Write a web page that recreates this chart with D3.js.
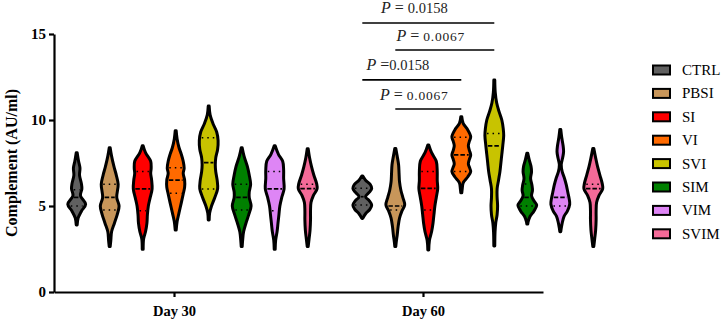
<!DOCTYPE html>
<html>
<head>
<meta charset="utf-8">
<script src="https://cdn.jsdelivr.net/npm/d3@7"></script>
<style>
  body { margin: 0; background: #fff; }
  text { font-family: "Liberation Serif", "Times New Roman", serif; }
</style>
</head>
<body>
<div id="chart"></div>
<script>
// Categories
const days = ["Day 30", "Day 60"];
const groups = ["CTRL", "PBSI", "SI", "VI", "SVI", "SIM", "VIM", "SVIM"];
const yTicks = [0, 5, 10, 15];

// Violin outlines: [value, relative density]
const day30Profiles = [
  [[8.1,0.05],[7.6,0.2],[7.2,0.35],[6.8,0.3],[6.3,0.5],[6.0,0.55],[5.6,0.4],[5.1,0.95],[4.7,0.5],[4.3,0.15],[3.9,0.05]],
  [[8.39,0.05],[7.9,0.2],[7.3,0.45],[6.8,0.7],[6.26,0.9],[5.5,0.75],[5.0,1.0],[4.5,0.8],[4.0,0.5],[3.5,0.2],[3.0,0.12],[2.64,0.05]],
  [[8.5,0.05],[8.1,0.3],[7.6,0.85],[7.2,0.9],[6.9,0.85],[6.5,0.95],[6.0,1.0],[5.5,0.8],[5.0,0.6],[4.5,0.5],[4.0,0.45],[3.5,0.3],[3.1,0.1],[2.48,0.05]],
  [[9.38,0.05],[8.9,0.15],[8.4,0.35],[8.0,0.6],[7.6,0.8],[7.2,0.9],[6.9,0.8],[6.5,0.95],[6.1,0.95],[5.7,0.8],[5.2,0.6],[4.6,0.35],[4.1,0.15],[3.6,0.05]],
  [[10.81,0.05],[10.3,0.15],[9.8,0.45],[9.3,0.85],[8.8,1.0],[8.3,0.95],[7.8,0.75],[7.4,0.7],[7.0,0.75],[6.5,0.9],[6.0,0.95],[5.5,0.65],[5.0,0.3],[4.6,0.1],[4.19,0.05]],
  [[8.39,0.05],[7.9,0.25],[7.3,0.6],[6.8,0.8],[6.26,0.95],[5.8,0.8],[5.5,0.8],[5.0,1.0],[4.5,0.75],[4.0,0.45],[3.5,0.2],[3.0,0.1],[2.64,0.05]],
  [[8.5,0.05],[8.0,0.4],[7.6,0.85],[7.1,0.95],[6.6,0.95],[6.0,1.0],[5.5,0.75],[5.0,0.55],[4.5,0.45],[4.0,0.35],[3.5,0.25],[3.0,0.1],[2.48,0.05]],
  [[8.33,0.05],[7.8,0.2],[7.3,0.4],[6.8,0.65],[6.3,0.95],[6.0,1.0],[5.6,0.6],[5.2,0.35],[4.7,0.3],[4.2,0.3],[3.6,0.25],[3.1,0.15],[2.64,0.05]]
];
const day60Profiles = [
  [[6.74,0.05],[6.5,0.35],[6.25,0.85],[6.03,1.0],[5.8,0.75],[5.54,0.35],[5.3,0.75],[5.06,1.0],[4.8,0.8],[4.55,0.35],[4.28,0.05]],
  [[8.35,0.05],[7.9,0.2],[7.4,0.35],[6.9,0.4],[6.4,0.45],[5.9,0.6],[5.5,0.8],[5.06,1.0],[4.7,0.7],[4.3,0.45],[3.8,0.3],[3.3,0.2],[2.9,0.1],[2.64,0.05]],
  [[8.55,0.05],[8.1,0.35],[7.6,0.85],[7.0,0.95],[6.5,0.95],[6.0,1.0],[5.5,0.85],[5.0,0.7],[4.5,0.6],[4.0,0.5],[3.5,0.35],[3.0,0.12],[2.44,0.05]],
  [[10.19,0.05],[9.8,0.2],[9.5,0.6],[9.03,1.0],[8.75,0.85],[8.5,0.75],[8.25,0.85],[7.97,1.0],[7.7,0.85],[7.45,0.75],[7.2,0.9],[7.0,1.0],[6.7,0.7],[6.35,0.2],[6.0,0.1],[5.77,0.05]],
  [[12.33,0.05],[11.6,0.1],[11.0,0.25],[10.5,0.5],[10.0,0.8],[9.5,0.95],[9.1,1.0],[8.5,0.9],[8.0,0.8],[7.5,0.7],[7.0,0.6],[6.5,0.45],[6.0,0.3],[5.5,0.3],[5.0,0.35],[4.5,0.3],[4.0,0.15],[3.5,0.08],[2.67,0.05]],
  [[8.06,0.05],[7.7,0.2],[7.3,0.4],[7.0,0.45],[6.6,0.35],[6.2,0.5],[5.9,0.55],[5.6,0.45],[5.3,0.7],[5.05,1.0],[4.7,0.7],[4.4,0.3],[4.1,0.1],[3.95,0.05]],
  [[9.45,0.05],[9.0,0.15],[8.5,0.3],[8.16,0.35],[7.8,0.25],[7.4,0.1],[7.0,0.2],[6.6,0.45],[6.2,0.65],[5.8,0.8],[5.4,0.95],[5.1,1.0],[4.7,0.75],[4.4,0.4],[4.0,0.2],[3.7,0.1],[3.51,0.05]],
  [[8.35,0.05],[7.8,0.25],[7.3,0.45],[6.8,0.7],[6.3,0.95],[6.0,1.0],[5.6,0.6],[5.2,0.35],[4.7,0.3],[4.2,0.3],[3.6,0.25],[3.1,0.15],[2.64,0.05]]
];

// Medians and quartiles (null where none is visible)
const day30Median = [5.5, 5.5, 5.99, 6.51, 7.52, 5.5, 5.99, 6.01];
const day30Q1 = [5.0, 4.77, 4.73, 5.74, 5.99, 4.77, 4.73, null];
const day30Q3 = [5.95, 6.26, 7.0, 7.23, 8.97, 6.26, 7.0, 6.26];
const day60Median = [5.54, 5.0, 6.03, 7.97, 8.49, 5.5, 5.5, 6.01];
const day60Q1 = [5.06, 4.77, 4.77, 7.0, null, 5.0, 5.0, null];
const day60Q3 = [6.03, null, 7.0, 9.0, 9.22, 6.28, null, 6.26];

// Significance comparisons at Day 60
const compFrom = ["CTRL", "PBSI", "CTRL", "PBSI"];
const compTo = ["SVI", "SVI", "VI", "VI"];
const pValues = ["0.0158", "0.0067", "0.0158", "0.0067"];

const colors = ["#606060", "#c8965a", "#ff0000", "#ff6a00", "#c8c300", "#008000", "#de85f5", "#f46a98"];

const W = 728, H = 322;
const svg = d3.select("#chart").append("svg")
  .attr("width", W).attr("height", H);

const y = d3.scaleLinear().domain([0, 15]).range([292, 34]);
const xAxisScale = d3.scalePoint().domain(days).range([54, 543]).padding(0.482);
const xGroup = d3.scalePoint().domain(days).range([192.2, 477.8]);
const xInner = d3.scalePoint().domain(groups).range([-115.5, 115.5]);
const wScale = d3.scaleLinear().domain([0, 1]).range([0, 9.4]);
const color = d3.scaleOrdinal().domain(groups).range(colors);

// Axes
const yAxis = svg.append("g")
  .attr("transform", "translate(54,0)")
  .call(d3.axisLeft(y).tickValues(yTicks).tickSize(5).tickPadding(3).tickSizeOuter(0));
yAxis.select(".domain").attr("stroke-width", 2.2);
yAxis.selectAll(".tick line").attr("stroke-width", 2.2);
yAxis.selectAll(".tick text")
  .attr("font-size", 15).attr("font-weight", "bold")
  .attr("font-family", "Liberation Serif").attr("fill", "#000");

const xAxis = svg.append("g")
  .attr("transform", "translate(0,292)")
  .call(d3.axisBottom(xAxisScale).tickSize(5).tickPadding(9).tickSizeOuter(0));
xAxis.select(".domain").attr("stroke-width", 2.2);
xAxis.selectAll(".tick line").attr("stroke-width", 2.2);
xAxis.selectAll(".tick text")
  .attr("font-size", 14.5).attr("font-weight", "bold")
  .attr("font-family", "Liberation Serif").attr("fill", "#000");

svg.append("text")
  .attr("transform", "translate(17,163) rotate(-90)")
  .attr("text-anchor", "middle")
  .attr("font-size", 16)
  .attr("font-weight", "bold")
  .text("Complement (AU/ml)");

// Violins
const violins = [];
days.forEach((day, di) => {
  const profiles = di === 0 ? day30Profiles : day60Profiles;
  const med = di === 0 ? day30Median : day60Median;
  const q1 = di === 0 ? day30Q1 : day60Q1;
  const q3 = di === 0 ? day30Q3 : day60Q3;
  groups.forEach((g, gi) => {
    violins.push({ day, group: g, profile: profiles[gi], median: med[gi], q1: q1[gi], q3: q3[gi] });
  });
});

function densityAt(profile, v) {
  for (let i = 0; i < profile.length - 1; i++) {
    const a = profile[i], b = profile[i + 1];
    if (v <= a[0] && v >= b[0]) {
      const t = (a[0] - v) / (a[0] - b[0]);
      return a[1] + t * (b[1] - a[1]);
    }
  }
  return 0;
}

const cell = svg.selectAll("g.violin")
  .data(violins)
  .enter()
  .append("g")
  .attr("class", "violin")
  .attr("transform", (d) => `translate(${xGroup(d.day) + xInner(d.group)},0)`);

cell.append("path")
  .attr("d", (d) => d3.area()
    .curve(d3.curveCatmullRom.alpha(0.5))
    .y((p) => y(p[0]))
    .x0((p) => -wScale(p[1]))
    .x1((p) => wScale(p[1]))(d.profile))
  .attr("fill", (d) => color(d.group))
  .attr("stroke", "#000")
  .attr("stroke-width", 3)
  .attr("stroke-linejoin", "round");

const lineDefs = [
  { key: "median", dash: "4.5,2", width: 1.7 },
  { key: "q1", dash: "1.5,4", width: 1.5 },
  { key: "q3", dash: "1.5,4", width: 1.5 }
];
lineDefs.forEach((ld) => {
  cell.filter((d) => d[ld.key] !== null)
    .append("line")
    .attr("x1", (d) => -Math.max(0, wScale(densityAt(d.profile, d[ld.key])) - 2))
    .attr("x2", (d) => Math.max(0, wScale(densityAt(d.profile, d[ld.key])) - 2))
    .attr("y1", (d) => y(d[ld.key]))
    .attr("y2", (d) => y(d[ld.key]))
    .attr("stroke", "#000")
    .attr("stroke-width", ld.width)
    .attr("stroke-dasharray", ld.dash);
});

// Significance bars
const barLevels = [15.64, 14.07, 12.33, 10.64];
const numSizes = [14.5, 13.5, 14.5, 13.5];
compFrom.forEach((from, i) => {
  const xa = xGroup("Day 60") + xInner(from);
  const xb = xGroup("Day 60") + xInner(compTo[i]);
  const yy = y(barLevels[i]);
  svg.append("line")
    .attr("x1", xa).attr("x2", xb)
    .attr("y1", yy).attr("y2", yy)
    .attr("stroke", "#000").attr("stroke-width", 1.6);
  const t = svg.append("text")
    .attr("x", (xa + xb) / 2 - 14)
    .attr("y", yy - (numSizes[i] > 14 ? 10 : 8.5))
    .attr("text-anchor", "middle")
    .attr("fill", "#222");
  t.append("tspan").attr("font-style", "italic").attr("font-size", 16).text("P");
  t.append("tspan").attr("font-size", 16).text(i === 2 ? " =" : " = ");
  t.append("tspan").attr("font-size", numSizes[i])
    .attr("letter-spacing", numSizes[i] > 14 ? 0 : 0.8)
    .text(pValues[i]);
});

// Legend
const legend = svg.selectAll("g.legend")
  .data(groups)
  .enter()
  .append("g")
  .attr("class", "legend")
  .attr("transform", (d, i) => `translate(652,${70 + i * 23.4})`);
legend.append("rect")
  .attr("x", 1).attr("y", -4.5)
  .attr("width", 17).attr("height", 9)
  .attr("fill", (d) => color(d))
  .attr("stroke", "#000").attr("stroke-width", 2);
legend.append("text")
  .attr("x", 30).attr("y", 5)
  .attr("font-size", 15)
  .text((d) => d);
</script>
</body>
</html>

# Written request
Leave out any pictures, please, and quote only the lines from the top of the data through the line that contains "const yTicks = [0, 5, 10, 15];".

# Answer to the problem
Write a web page that recreates this chart with D3.js.
<!DOCTYPE html>
<html>
<head>
<meta charset="utf-8">
<script src="https://cdn.jsdelivr.net/npm/d3@7"></script>
<style>
  body { margin: 0; background: #fff; }
  text { font-family: "Liberation Serif", "Times New Roman", serif; }
</style>
</head>
<body>
<div id="chart"></div>
<script>
// Categories
const days = ["Day 30", "Day 60"];
const groups = ["CTRL", "PBSI", "SI", "VI", "SVI", "SIM", "VIM", "SVIM"];
const yTicks = [0, 5, 10, 15];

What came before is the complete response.